The request: Up to and including the line with "(data) at (253,608)", write out the listing from its first line, minus the pictures.

________________________

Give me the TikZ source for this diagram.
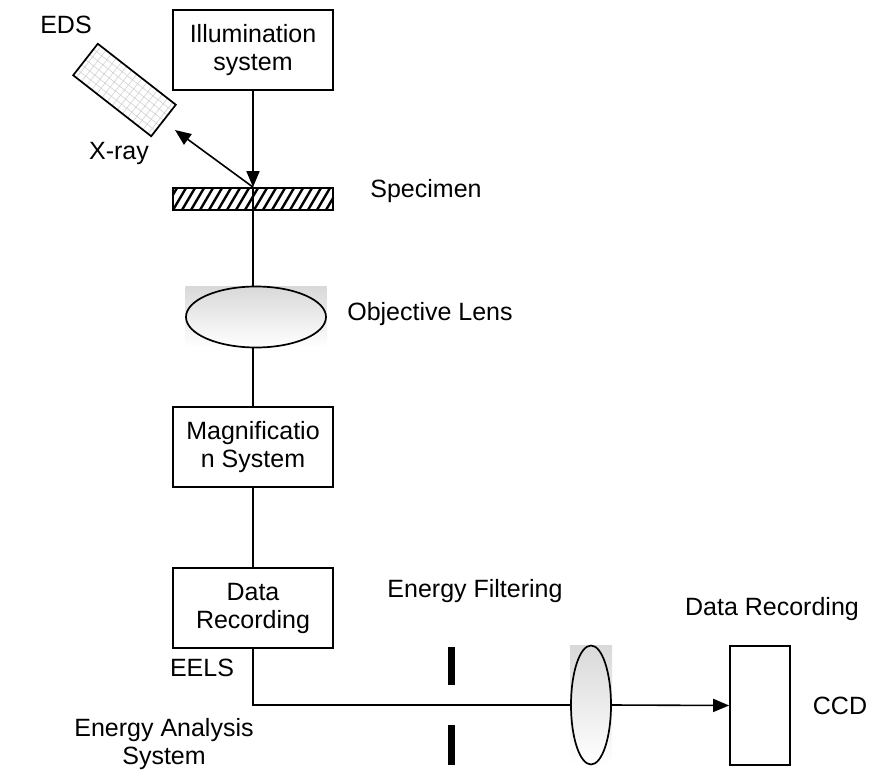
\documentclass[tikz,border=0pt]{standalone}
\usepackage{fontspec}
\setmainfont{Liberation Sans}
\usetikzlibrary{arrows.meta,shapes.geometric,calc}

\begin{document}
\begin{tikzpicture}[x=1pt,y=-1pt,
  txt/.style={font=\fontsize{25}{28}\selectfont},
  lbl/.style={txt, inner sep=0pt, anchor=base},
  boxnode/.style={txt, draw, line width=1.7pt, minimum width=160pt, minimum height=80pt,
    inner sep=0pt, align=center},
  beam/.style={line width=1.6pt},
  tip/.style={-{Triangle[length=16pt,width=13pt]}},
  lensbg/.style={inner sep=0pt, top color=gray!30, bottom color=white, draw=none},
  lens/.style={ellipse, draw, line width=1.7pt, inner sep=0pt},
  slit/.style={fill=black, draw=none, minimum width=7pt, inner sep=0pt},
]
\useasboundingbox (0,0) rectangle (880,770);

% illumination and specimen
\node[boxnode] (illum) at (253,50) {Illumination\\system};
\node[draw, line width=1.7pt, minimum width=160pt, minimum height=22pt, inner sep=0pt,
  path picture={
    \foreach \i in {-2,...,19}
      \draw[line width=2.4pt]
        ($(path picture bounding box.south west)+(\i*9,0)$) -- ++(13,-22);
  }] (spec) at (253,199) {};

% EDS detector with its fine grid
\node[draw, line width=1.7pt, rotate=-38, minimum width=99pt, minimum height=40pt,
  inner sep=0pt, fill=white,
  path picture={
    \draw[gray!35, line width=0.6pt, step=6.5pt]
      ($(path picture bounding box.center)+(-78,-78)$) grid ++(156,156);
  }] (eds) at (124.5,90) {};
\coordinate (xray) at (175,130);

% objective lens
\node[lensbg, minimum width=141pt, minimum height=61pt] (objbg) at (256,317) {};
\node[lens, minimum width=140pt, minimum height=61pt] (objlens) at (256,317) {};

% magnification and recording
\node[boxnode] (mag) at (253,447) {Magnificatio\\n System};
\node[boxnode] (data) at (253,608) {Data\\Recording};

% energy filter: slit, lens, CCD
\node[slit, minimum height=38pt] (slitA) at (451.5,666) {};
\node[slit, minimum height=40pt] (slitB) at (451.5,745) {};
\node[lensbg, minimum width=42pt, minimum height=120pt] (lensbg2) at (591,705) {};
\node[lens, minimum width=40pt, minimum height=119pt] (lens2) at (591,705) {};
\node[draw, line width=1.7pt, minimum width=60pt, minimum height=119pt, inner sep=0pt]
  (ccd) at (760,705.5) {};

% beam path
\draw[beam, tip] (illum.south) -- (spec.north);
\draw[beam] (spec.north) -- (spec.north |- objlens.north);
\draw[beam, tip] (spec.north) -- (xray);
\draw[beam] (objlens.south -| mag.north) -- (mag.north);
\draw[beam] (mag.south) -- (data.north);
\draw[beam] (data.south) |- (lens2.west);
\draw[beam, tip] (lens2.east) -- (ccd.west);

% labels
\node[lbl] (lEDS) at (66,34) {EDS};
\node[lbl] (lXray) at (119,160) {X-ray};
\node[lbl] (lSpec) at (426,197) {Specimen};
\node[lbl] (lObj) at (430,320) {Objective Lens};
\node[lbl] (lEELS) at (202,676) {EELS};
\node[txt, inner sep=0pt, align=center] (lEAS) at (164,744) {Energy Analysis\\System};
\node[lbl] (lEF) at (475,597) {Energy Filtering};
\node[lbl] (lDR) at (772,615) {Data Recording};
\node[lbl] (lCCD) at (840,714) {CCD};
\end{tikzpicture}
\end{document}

________________________

Correct answer:
Give me the TikZ source for this diagram.
\documentclass[tikz,border=0pt]{standalone}
\usepackage{fontspec}
\setmainfont{Liberation Sans}
\usetikzlibrary{arrows.meta,shapes.geometric,calc}

\begin{document}
\begin{tikzpicture}[x=1pt,y=-1pt,
  txt/.style={font=\fontsize{25}{28}\selectfont},
  lbl/.style={txt, inner sep=0pt, anchor=base},
  boxnode/.style={txt, draw, line width=1.7pt, minimum width=160pt, minimum height=80pt,
    inner sep=0pt, align=center},
  beam/.style={line width=1.6pt},
  tip/.style={-{Triangle[length=16pt,width=13pt]}},
  lensbg/.style={inner sep=0pt, top color=gray!30, bottom color=white, draw=none},
  lens/.style={ellipse, draw, line width=1.7pt, inner sep=0pt},
  slit/.style={fill=black, draw=none, minimum width=7pt, inner sep=0pt},
]
\useasboundingbox (0,0) rectangle (880,770);

% illumination and specimen
\node[boxnode] (illum) at (253,50) {Illumination\\system};
\node[draw, line width=1.7pt, minimum width=160pt, minimum height=22pt, inner sep=0pt,
  path picture={
    \foreach \i in {-2,...,19}
      \draw[line width=2.4pt]
        ($(path picture bounding box.south west)+(\i*9,0)$) -- ++(13,-22);
  }] (spec) at (253,199) {};

% EDS detector with its fine grid
\node[draw, line width=1.7pt, rotate=-38, minimum width=99pt, minimum height=40pt,
  inner sep=0pt, fill=white,
  path picture={
    \draw[gray!35, line width=0.6pt, step=6.5pt]
      ($(path picture bounding box.center)+(-78,-78)$) grid ++(156,156);
  }] (eds) at (124.5,90) {};
\coordinate (xray) at (175,130);

% objective lens
\node[lensbg, minimum width=141pt, minimum height=61pt] (objbg) at (256,317) {};
\node[lens, minimum width=140pt, minimum height=61pt] (objlens) at (256,317) {};

% magnification and recording
\node[boxnode] (mag) at (253,447) {Magnificatio\\n System};
\node[boxnode] (data) at (253,608) {Data\\Recording};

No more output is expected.